Thursday, June 22, 2006

My Dinner With Jack: The Snowflake Will Know





After his lecture last night at the Portland Art Museum, I was fortunate enough to be invited to dinner by famous textile designer Jack Lenor Larsen. I've known Mr. Larsen for a short while now, and was delighted to be able to see him again. Apart from being able to simply enjoy the company of such a recognized figure in my field, I am even more interested in having a living connection to a group of artists and designers from the 1950s and 1960s that I admire so much. Jack Larsen existed in social and creative circles along side John Cage, Merce Cunningham, Jasper Johns, Robert Rauschenberg, etc. Reading about these guys is one thing, and hearing the history come out of the mouth of someone who was there is nothing short of amazing.

Over dinner I asked Jack about Cage and Cunningham. As it turns out, shortly after moving to NYC around 1952 and starting a small business that provided custom hand-woven cloths to patrons in the city, Jack asked his friend John Cage to work as his graphic designer. While Cage was making a name for himself as a musician, he was also peaking people's interests by way of his unusual approach to designing posters and publicity for his events. Scavanged materials, unconventional layouts and oddball marketing schemes were mainstays in Cage's approach. In Jack's eyes, he was the perfect person to recruit for the job.

For Larsen's holiday card to send to clients and friends, Cage proposed a hand-cut paper snowflake placed in a small handmade Japanese style box upon a small piece of one of Larsen's fabrics. The snowflake was also printed with "Merry Christmas" and "Happy New Year" on either of side of the piece...in invisible ink. A lovely proposition, but daunting when thinking of the 16-fold hand cut paper circle needing to be recreated hundreds of times for Larsen's many clients (this dirty work, as I now understand, would have been passed on to Merce Cunningham).

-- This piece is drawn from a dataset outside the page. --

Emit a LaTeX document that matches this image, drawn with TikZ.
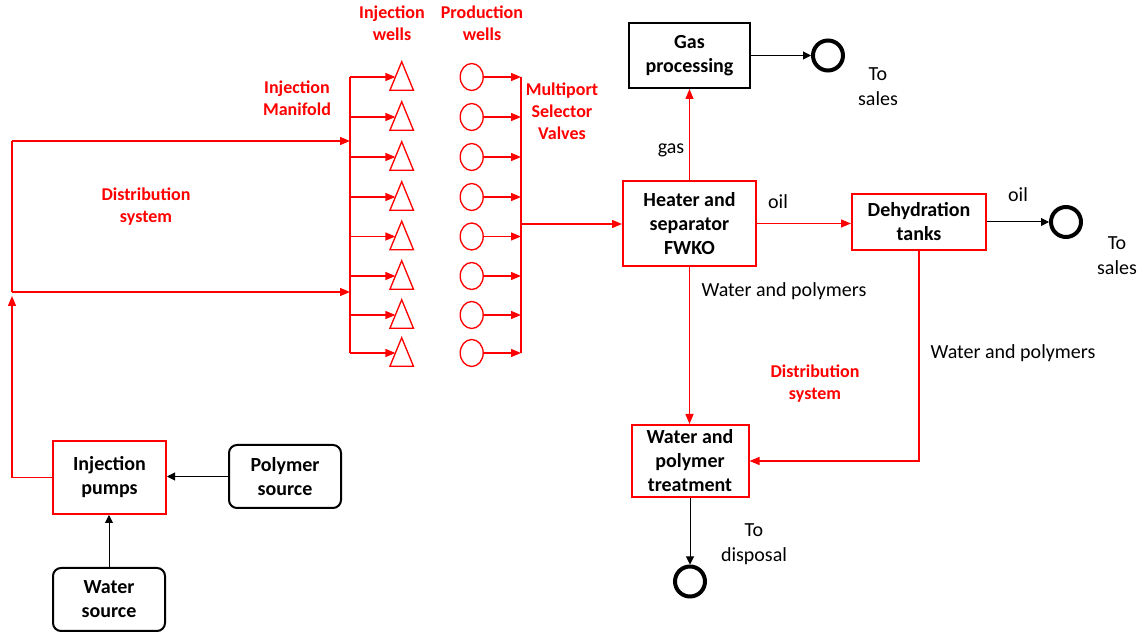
\documentclass[tikz,border=0pt]{standalone}
\usepackage{fontspec}
\setmainfont{Carlito}
\usetikzlibrary{arrows.meta,shapes.geometric,calc}
\newcommand{\boxfont}{\fontsize{15}{18}\selectfont\bfseries}
\newcommand{\redfont}{\fontsize{13.5}{16.5}\selectfont\bfseries}
\newcommand{\txtfont}{\fontsize{15}{18.75}\selectfont}
\begin{document}
\begin{tikzpicture}[x=0.75pt,y=-0.75pt,
  redline/.style={draw=red, line width=1pt},
  blkline/.style={draw=black, line width=0.75pt},
  redarrow/.style={redline,-{Triangle[length=7.5pt,width=6pt]}},
  blkarrow/.style={blkline,-{Triangle[length=6pt,width=6pt]}},
  redbox/.style={draw=red, line width=1.5pt, align=center, font=\boxfont, inner sep=0pt},
  blkbox/.style={draw=black, line width=1.5pt, align=center, font=\boxfont, inner sep=0pt},
  srcbox/.style={blkbox, rounded corners=6pt},
  redlabel/.style={text=red, align=center, font=\redfont, inner sep=0pt},
  txtlabel/.style={text=black, align=center, font=\txtfont, inner sep=0pt},
  term/.style={circle, draw=black, line width=3pt, minimum size=22.5pt, inner sep=0pt},
  injwell/.style={rectangle, draw=none, minimum width=17.25pt, minimum height=21pt, inner sep=0pt},
  wellshape/.style={draw=red, line width=1pt, line join=miter},
  prodwell/.style={ellipse, draw=red, line width=1pt, minimum width=17.25pt, minimum height=20.25pt, inner sep=0pt}
]
\useasboundingbox (0,0) rectangle (1140,634);

% boxes
\node[blkbox, minimum width=90.75pt, minimum height=48.75pt] (gas) at (689.5,55.5) {Gas\\processing};
\node[redbox, minimum width=99.75pt, minimum height=63.75pt] (heater) at (689.5,223.5) {Heater and\\separator\\FWKO};
\node[redbox, minimum width=100.5pt, minimum height=42pt] (dehyd) at (919,222) {Dehydration\\tanks};
\node[redbox, minimum width=87.75pt, minimum height=54pt] (treat) at (690,461) {Water and\\polymer\\treatment};
\node[redbox, minimum width=84.75pt, minimum height=54.75pt] (pumps) at (109.5,477.5) {Injection\\pumps};
\node[srcbox, minimum width=84pt, minimum height=47.25pt] (polymer) at (285,476.5) {Polymer\\source};
\node[srcbox, minimum width=84pt, minimum height=47.25pt] (water) at (109,599.5) {Water\\source};

% terminals
\node[term] (gasterm) at (828,55.5) {};
\node[term] (oilterm) at (1066,222) {};
\node[term] (dispterm) at (690,581.5) {};

% labels
\node[redlabel] (lblinj) at (392,23) {Injection\\wells};
\node[redlabel] (lblprod) at (482,23) {Production\\wells};
\node[redlabel] (lblman) at (297,98) {Injection\\Manifold};
\node[redlabel] (lblmsv) at (562,111) {Multiport\\Selector\\Valves};
\node[redlabel] (lbldist1) at (146,207) {Distribution\\system};
\node[redlabel] (lbldist2) at (815,384) {Distribution\\system};
\node[txtlabel] (lblgas) at (671,150) {gas};
\node[txtlabel] (lbloil1) at (778,202) {oil};
\node[txtlabel] (lbloil2) at (1018,195) {oil};
\node[txtlabel] (lblsales1) at (878,87) {To\\sales};
\node[txtlabel] (lblsales2) at (1117,256) {To\\sales};
\node[txtlabel] (lblwp1) at (784,291) {Water and polymers};
\node[txtlabel] (lblwp2) at (1013,353) {Water and polymers};
\node[txtlabel] (lbldisp) at (754,544) {To\\disposal};

% manifold and collector
\coordinate (mtop) at (350,77);
\coordinate (mbot) at (350,353);
\coordinate (ctop) at (521,77);
\coordinate (cbot) at (521,353);
\coordinate (cout) at (521,224);
\draw[redline] (mtop) -- (mbot);
\draw[redline] (ctop) -- (cbot);
\foreach \i/\y in {1/77,2/117,3/157,4/197,5/236.5,6/276,7/315,8/353}{
  \node[injwell] (iw\i) at (401.7,\y-1) {};
  \draw[wellshape] (iw\i.south west) -- (iw\i.south east) -- (iw\i.north) -- cycle;
  \coordinate (ie\i) at ($(iw\i.south west)!0.464!(iw\i.north)$);
  \node[prodwell] (pw\i) at (471.7,\y) {};
  \coordinate (mb\i) at (350,\y);
  \coordinate (cb\i) at (521,\y);
  \draw[redarrow] (mb\i) -- (mb\i -| ie\i);
  \draw[redarrow] (pw\i) -- (cb\i);
}
\draw[redarrow] (cout) -- (cout -| heater.west);

% distribution loop
\coordinate (lup) at (12,296);
\coordinate (lbot) at (12,292);
\coordinate (ltop) at (12,141);
\coordinate (mup) at (350,141);
\coordinate (mlow) at (350,292);
\draw[redarrow] (pumps.west) -| (lup);
\draw[redline] (lbot) -- (ltop);
\draw[redarrow] (ltop) -- (mup);
\draw[redarrow] (lbot) -- (mlow);

% process connectors
\draw[redarrow] (heater.north) -- (heater.north |- gas.south);
\draw[redarrow] (heater.east) -- (heater.east -| dehyd.west);
\draw[redarrow] (heater.south) -- (heater.south |- treat.north);
\draw[redarrow] (dehyd.south) |- (treat.east);
\draw[blkarrow] (gas.east) -- (gasterm);
\draw[blkarrow] (dehyd.east) -- (oilterm);
\draw[blkarrow] (treat.south) -- (dispterm);
\draw[blkarrow] (polymer.west) -- (polymer.west -| pumps.east);
\draw[blkarrow] (water.north) -- (water.north |- pumps.south);
\end{tikzpicture}
\end{document}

Below is a transcript of the conversation Jack had with Cage so many years ago, as recounted to me last night:

Larsen: John, your idea is a lovely one, but I'm afraid the notion of handcutting hundreds of snowflakes is a bit much. Perhaps we could have them die-cut instead and save you and Merce the trouble of doing so much work.

Cage: I dont think it would be the same.

L: No, but with the right printer, I doubt I would be able to tell the difference between the two.

C: Perhaps, but I would be able to tell the difference.

L: I've seen this done recently, and the results are quite nice. I'm certain you couldn't tell the difference...

C: Even if I were unable to see the difference, the snowflake would know.


And, for you inquisitive types, Jack was wearing a very nice seersucker suit over a collarless indigo died shirt (with matching pocket square in the coat's front welt pocket) and a woven straw hat with a black band. Brown leather penny loafers, sans pennies, and tan socks with a diamond pattern. The hat is Amish, and was puchased mail order by Larsen for a mere 19 dollars.

2 Comments:

Anonymous Tiff said...

I've had similarly delightful encounters with dance instructors over the years. Not too long ago I had the great pleasure of working with Dan Wagoner (79 years old at the time), a real modern dance pioneer. He continually spoke of a woman he danced with "in the beginning" named Martha. When I asked him if he was referring to Martha Graham, the mother of all dance, he looked me right in the eye and said "do you know a lot of other dancing bitches named Martha? I certainly don't!"

I love seersucker and admire all those who wear it.

7:58 AM  
Anonymous mr. c said...

Having now actually seen Mr. Larson in person, it's fair to say that he possesses a most excellent and striking sense of style. It's a lot like this blog.